In a statement released on Monday, Frederica Wilson, a Democratic congresswoman, said she still trembled at the date January 6, recalling: “We ran and crawled on our knees to safety with the fear of death hanging over our heads. They left the statues in statuary hall broken and smeared with excrement and blood. Police officers were bloodied, beaten, battered, and died. It was like playing a role in a horror movie and hoping that it would soon come to an end.”
But in the Maga [Make America great again] universe, such memories are rendered illegitimate. In this telling, January 6 was a heroic attempt to “stop the steal” of the 2020 election. Trump has called it a “day of love” and vowed to pardon those convicted of crimes; Congressman Andrew Clyde of Georgia compared it to a “normal tourist visit”; Kash Patel, Trump’s nominee for FBI director, has repeatedly promoted a conspiracy theory accusing the FBI of orchestrating the attack.
Most telling has been how, over the past four years, Trump has gone from disgraced pariah to wronged victim to conquering hero. He was impeached for his role in January 6 and condemned by even staunch Republican allies. Yet one by one they came back to the fold and became complicit in rewriting history. Trump now regularly plays an eerie, tinny version of the national anthem sung over a phone by January 6 prisoners (recast as martyrs) – weaponising a day of shame into a political asset.

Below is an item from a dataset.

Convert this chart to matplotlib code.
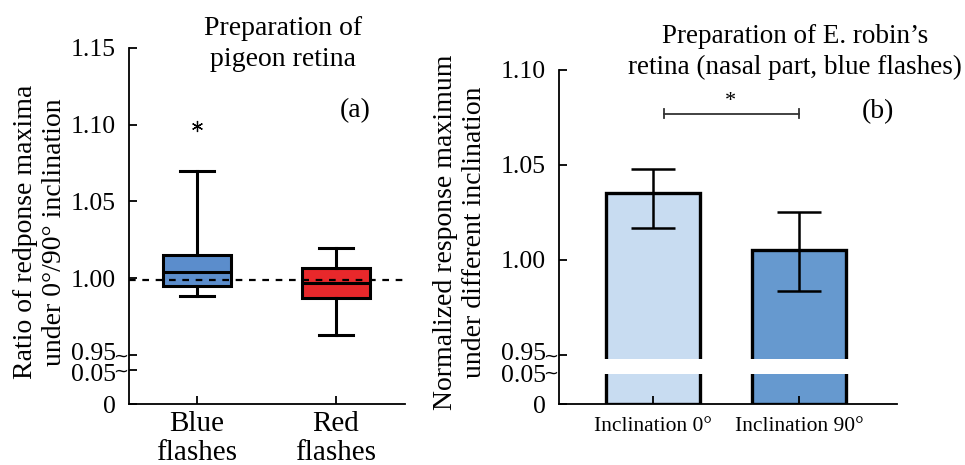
import numpy as np
import matplotlib
matplotlib.use("Agg")
import matplotlib.pyplot as plt
from matplotlib.transforms import offset_copy, ScaledTranslation

plt.rcParams["font.family"] = ["Liberation Serif", "DejaVu Serif"]

# Panel (a): box plot statistics
box_labels = ["Blue\nflashes", "Red\nflashes"]
box_med = [1.004, 0.997]
box_q1 = [0.995, 0.987]
box_q3 = [1.015, 1.007]
box_lo = [0.9885, 0.963]
box_hi = [1.070, 1.020]
box_fliers = [[1.099], []]
box_colors = ["#5b8dcc", "#e8282b"]
ref_line = 0.999

# Panel (b): bar chart
bar_labels = ["Inclination 0°", "Inclination 90°"]
bar_vals = [1.035, 1.005]
bar_err_lo = [0.0185, 0.0215]
bar_err_hi = [0.013, 0.020]
bar_colors = ["#c8dcf1", "#6699cf"]

a_ticks = [0, 0.05, 0.95, 1.00, 1.05, 1.10, 1.15]
b_ticks = [0, 0.05, 0.95, 1.00, 1.05, 1.10]


def broken_scale(vals, pix):
    vals = np.array(vals)
    pix = np.array(pix, dtype=float)

    def fwd(v):
        return np.interp(v, vals, pix)

    def inv(p):
        return np.interp(p, pix, vals)

    return fwd, inv


def style_axis(ax, ticks):
    for s in ["top", "right"]:
        ax.spines[s].set_visible(False)
    for s in ["left", "bottom"]:
        ax.spines[s].set_linewidth(1.3)
    ax.set_yticks(ticks)
    ax.set_yticklabels(["0" if t == 0 else f"{t:.2f}" for t in ticks])
    ax.tick_params(axis="both", direction="in", length=6, width=1.3)
    ax.tick_params(axis="y", labelsize=18.5, pad=9.5)
    # spread the two labels around the break a little, like the original
    labs = ax.get_yticklabels()
    labs[1].set_transform(labs[1].get_transform() + ScaledTranslation(0, -1.5 / 72, ax.figure.dpi_scale_trans))
    labs[2].set_transform(labs[2].get_transform() + ScaledTranslation(0, 2.5 / 72, ax.figure.dpi_scale_trans))
    # break marks on the left side of the spine
    for t in [0.95, 0.05]:
        tr = offset_copy(ax.get_yaxis_transform(), fig=ax.figure, x=-0.5, y=-1, units="points")
        ax.text(0, t, "~", transform=tr, ha="right", va="center", fontsize=13,
                family="DejaVu Sans")


fig = plt.figure(figsize=(9.65, 4.65), dpi=100)

# ---------- panel (a)
ax1 = fig.add_axes([129 / 965, 61 / 465, 276 / 965, 356 / 465])
f, i = broken_scale([0, 0.05, 0.95, 1.15], [0, 34, 49, 356])
ax1.set_yscale("function", functions=(f, i))
ax1.set_ylim(0, 1.15)
ax1.set_xlim(-0.49, 1.5)

stats = []
for k in range(2):
    stats.append({"med": box_med[k], "q1": box_q1[k], "q3": box_q3[k],
                  "whislo": box_lo[k], "whishi": box_hi[k], "fliers": box_fliers[k]})
bp = ax1.bxp(stats, positions=[0, 1], widths=0.49, patch_artist=True,
             boxprops=dict(linewidth=2.2, edgecolor="black"),
             medianprops=dict(color="black", linewidth=2.2),
             whiskerprops=dict(linewidth=2.2),
             capprops=dict(linewidth=2.2),
             flierprops=dict(marker=(6, 2, 0), markersize=8, markeredgewidth=0.9,
                             markeredgecolor="black"))
for patch, c in zip(bp["boxes"], box_colors):
    patch.set_facecolor(c)
ax1.axhline(ref_line, color="black", linestyle=(0, (3, 3)), linewidth=1.6, zorder=5)
ax1.set_xticks([0, 1])
style_axis(ax1, a_ticks)
ax1.set_xticklabels(box_labels, fontsize=21, linespacing=1.15)
ax1.tick_params(axis="x", pad=5)
ax1.text(0.82, 0.825, "(a)", transform=ax1.transAxes, fontsize=20, ha="center", va="center")

fig.text(283 / 965, 1 - 44 / 465, "Preparation of\npigeon retina", ha="center", va="center",
         fontsize=20, linespacing=1.35)
fig.text(40 / 965, 1 - 232 / 465, "Ratio of redponse maxima\nunder 0°/90° inclination",
         rotation=90, ha="center", va="center", fontsize=20, linespacing=1.2)

# ---------- panel (b)
ax2 = fig.add_axes([559 / 965, 61 / 465, 338 / 965, 334 / 465])
f2, i2 = broken_scale([0, 0.05, 0.95, 1.10], [0, 32, 49, 332])
ax2.set_yscale("function", functions=(f2, i2))
ax2.set_ylim(0, 1.10)
ax2.set_xlim(-0.644, 1.67)

xb = np.arange(len(bar_vals))
ax2.bar(xb, bar_vals, width=0.64, color=bar_colors, edgecolor="black", linewidth=2.4,
        zorder=1)
ax2.errorbar(xb, bar_vals, yerr=[bar_err_lo, bar_err_hi], fmt="none", ecolor="black",
             elinewidth=1.8, capsize=16, capthick=1.8, zorder=3)
# white gap across the axis break
ax2.axhspan(0.047, 0.74, color="white", zorder=2, linewidth=0)
ax2.set_xticks(xb)
style_axis(ax2, b_ticks)
ax2.set_xticklabels(bar_labels, fontsize=15.5)
ax2.tick_params(axis="x", pad=9)

# significance bracket
ax2.plot([0.075, 1.0], [1.077, 1.077], color="#333333", linewidth=1.3)
ax2.plot([0.075, 0.075], [1.0745, 1.0795], color="#333333", linewidth=1.3)
ax2.plot([1.0, 1.0], [1.0745, 1.0795], color="#333333", linewidth=1.3)
ax2.text(0.53, 1.0835, "*", ha="center", va="center", fontsize=16)
ax2.text(0.945, 0.875, "(b)", transform=ax2.transAxes, fontsize=20, ha="center", va="center")

fig.text(795 / 965, 1 - 52 / 465, "Preparation of E. robin’s\nretina (nasal part, blue flashes)",
         ha="center", va="center", fontsize=19.5, linespacing=1.35)
fig.text(460 / 965, 1 - 232 / 465, "Normalized response maximum\nunder different inclination",
         rotation=90, ha="center", va="center", fontsize=20, linespacing=1.2)

fig.savefig("out.png", dpi=100)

The exercise was surely made possible by the fracturing of media. No longer could a handful of trusted news anchors tame a lie and keep it caged. A powerful rightwing ecosystem – including Elon Musk’s X – has systematically neutralised, undercut and spun the eyewitness accounts from January 6. The Public Religion Research Institute’s 2024 American Values Survey found that 62% of Republicans continue to believe the 2020 election was stolen from Trump.
As in George Orwell’s 1984, the past, it seems, has been abolished. “Every record has been destroyed or falsified, every book rewritten, every picture has been repainted, every statue and street building has been renamed, every date has been altered,” Orwell wrote.
Like Vice-Presidents Gore and Mike Pence before her, Harris did her duty on Monday. America has returned to a peaceful transfer of power. Yet the unpalatable truth was that the candidate who tried to overturn the previous election is legitimately returning to power. Democracy had prevailed to elevate a man who spits in its face.